Als ich ankam, in Rendras Künstlerkommune im Süden von Jakarta, probte die Theatergruppe Baling-Baling unter Iwan Burnani gerade die indonesische Version von Albert Camus’ „Die Gerechten“. Das Stück stammt von 1949 und behandelt den Gewissenskonflikt eines Befreiungskämpfers: Darf er den Gouverneur umbringen, solange Frau und Tochter im selben Wagen sitzen? Der Revolutionär verzichtet, zielt zu einem ungünstigeren Zeitpunkt, wird gefasst und gehängt. Die Theatergruppe hat dem Stück den eindeutigen Titel „Teroris“ (Die Terroristen) gegeben. Dann eine mehrdeutige Inszenierung, die konsequent in der Schwebe bleibt zwischen Camus' moralischem Zweifel und aktuellen Anspielungen. Die Musik dazu hat der Popstar Sawung Jabo geschrieben.
Der Koffer! Der Koffer atmet. Tatsächlich, im Rhythmus eines Schläfers bläht sich der Deckel und sinkt wieder zusammen, ruhig, ohne Geräusch. Es dauert ein paar Sekunden, bevor das erste Kind die Bewegung bemerkt. Dann ein vielstimmiger Aufschrei und das wilde Trappeln flüchtender Füße.

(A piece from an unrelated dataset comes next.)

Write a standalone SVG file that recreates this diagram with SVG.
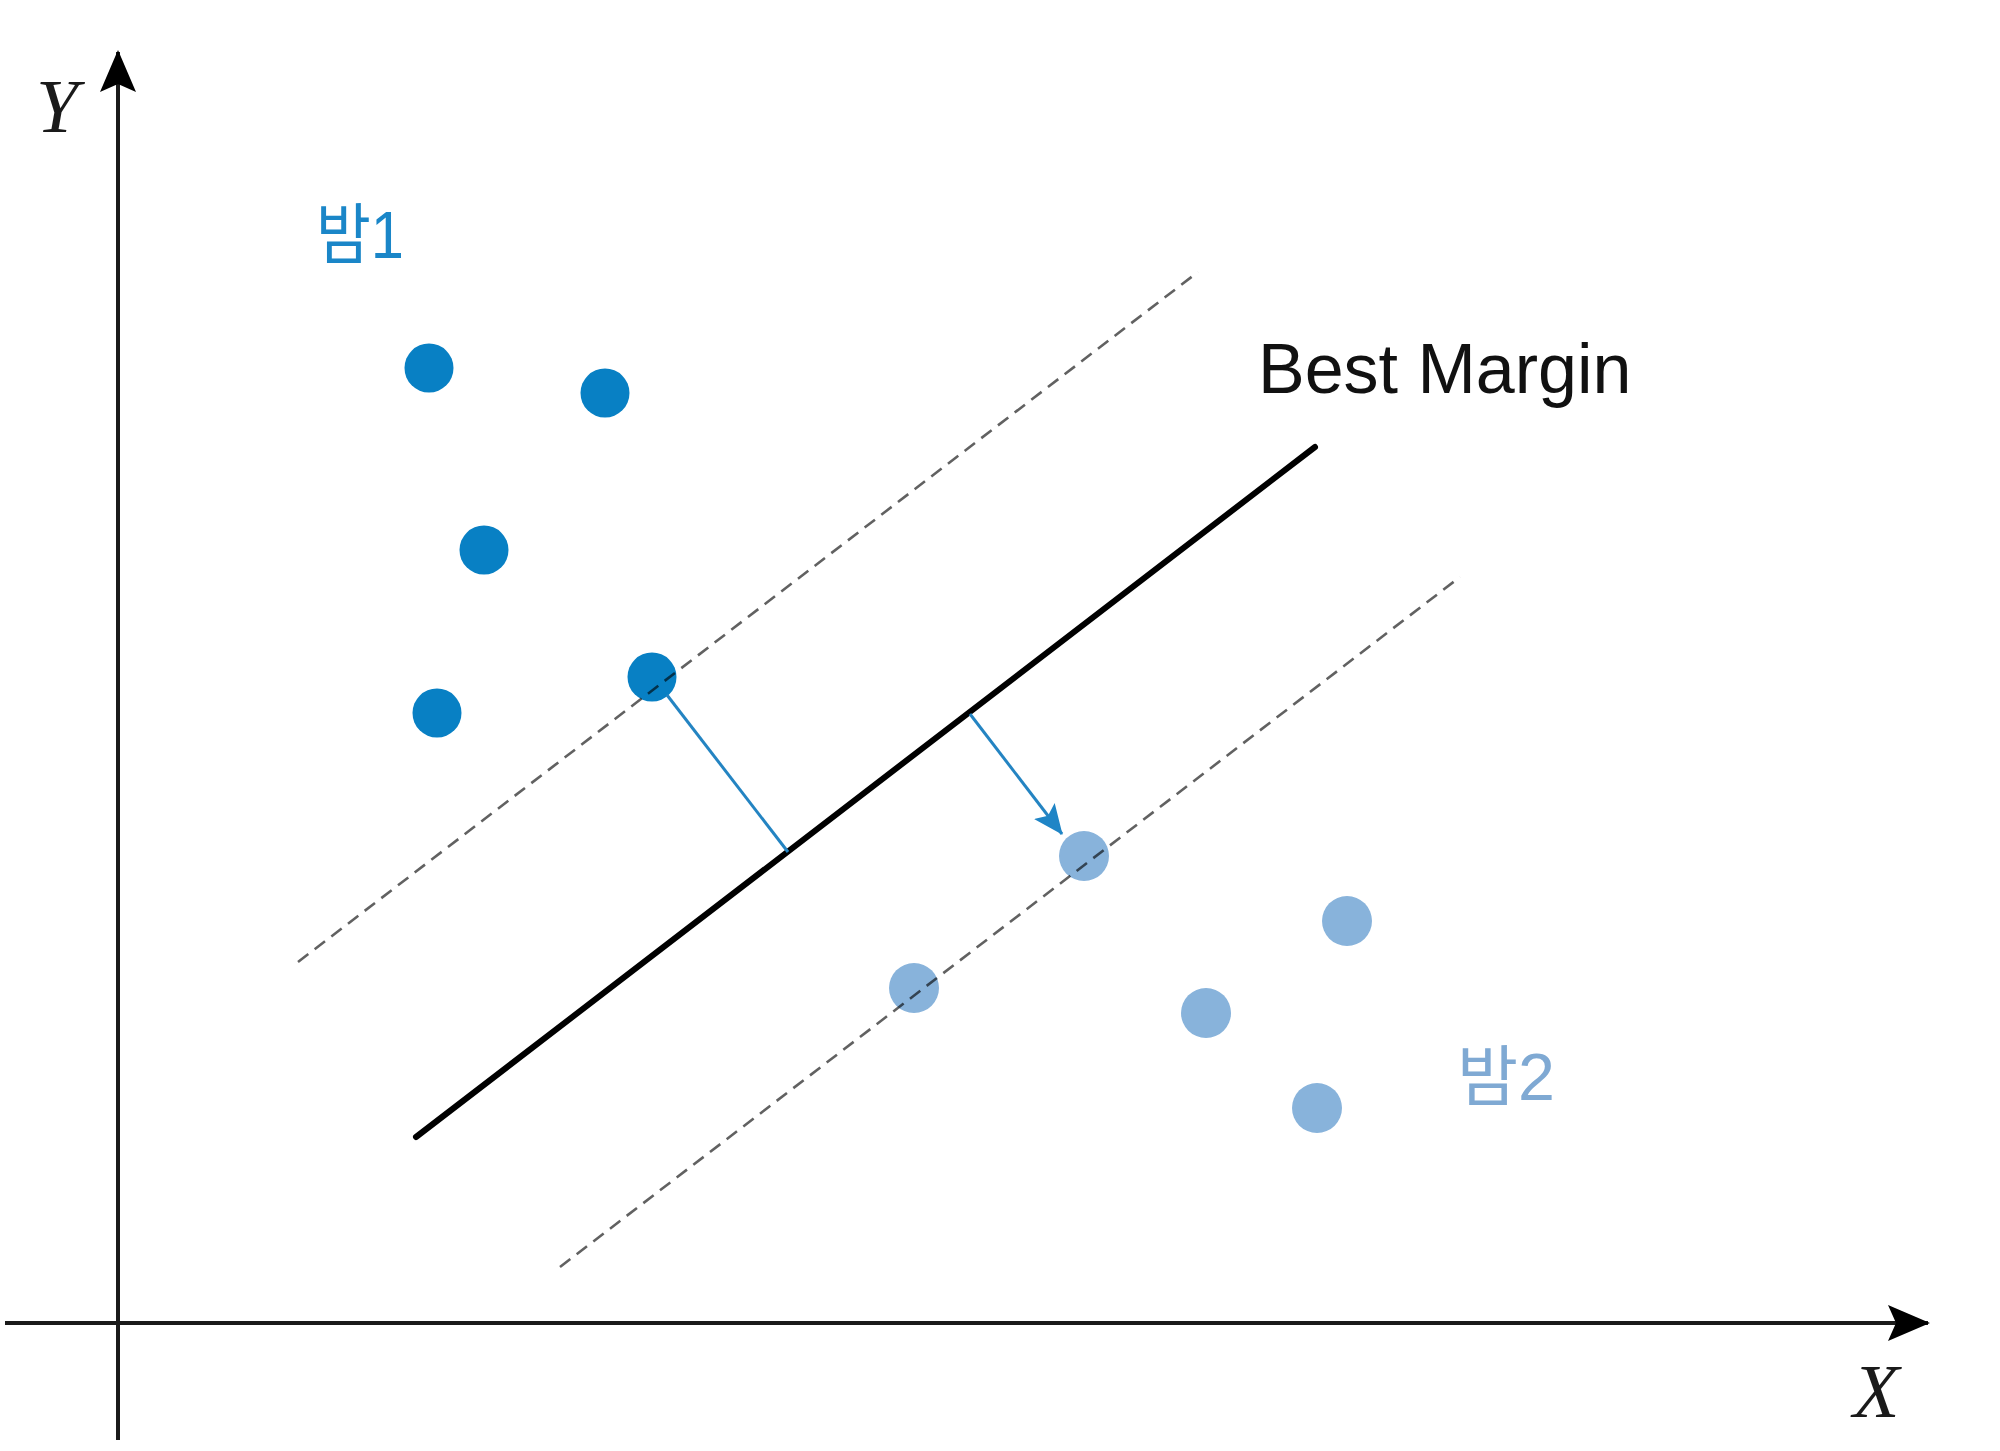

Wie nah ihnen die Geister noch sind, mitten in der Großstadt. Und wie simpel der Mechanismus. Von Tisch zu Tisch ruft jemand mir zu, der Künstler, der gestern fehlte, sei jetzt in der Galerie zu finden. Ich schlendere über den Platz und frage Hardiman Radjab, wie er das gemacht hat. Mit dem Motor eines Tischventilators, sagt Hardiman. Batteriebetrieben. In seinem Lächeln fehlen ein paar Zähne.